Cross-region disaster recovery relies on DNS failover with aggressive TTLs and traffic shifting policies. Reference High Availability Topologies for enterprise deployment blueprints.
# Envoy Outlier Detection & Circuit Breaking
clusters:
- name: resilient_upstream
connect_timeout: 0.5s
type: STRICT_DNS
circuit_breakers:
thresholds:
- priority: DEFAULT
max_connections: 1000
max_pending_requests: 500
max_retries: 3
outlier_detection:
consecutive_5xx: 5
interval: 10s
base_ejection_time: 30s
max_ejection_percent: 50
enforcing_consecutive_5xx: 100
Common Pitfalls
- Monolithic logic layer violation: Embedding business logic in the gateway violates separation of concerns and complicates versioning.
- TLS termination saturation: Over-provisioning RSA/ECDHE handshakes without hardware acceleration or session resumption causes CPU bottlenecks.
- Control plane latency blindness: Rolling config updates without staged validation introduces routing inconsistencies across the fleet.
- Retry misconfiguration: Aggressive retries without jitter or budget limits trigger thundering herd effects and upstream exhaustion.
- Missing request size limits: Unbounded
client_max_body_sizeor payload buffers expose the gateway to memory exhaustion and DoS vectors.
FAQ
What is the primary architectural difference between an API gateway and a traditional load balancer? A load balancer operates primarily at Layer 4 (TCP/UDP) or basic Layer 7 (HTTP/HTTPS) for traffic distribution, while an API gateway provides advanced Layer 7 routing, protocol translation, security policy enforcement, and developer lifecycle management.
How do you prevent an API gateway from becoming a single point of failure? Deploy the data plane as a stateless, horizontally scalable cluster across multiple availability zones, implement local configuration caching for control plane outages, and use DNS-based failover with health-checked endpoints.

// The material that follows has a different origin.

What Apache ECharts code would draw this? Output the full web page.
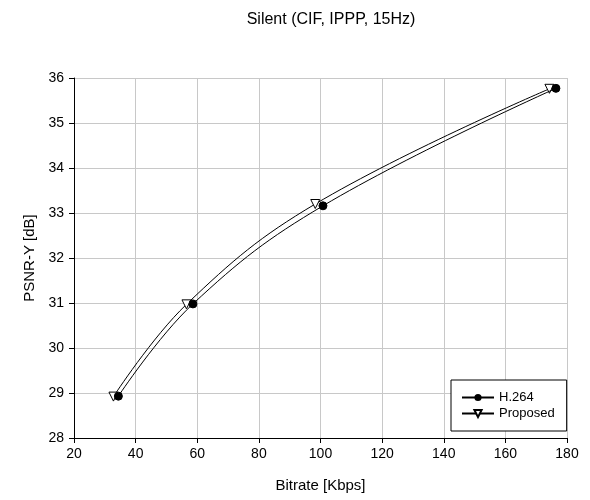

When should routing logic reside in the gateway versus a service mesh? Gateways should handle north-south traffic, external authentication, and rate limiting. Service meshes should manage east-west traffic, mTLS, and intra-cluster retries. Overlapping responsibilities cause configuration drift and increased latency.
What are the typical scaling limits for a production API gateway? Scaling limits depend on connection multiplexing efficiency, TLS handshake overhead, and worker thread allocation. Typical production limits range from 50k to 150k concurrent connections per node, requiring horizontal scaling and connection pooling to avoid CPU saturation.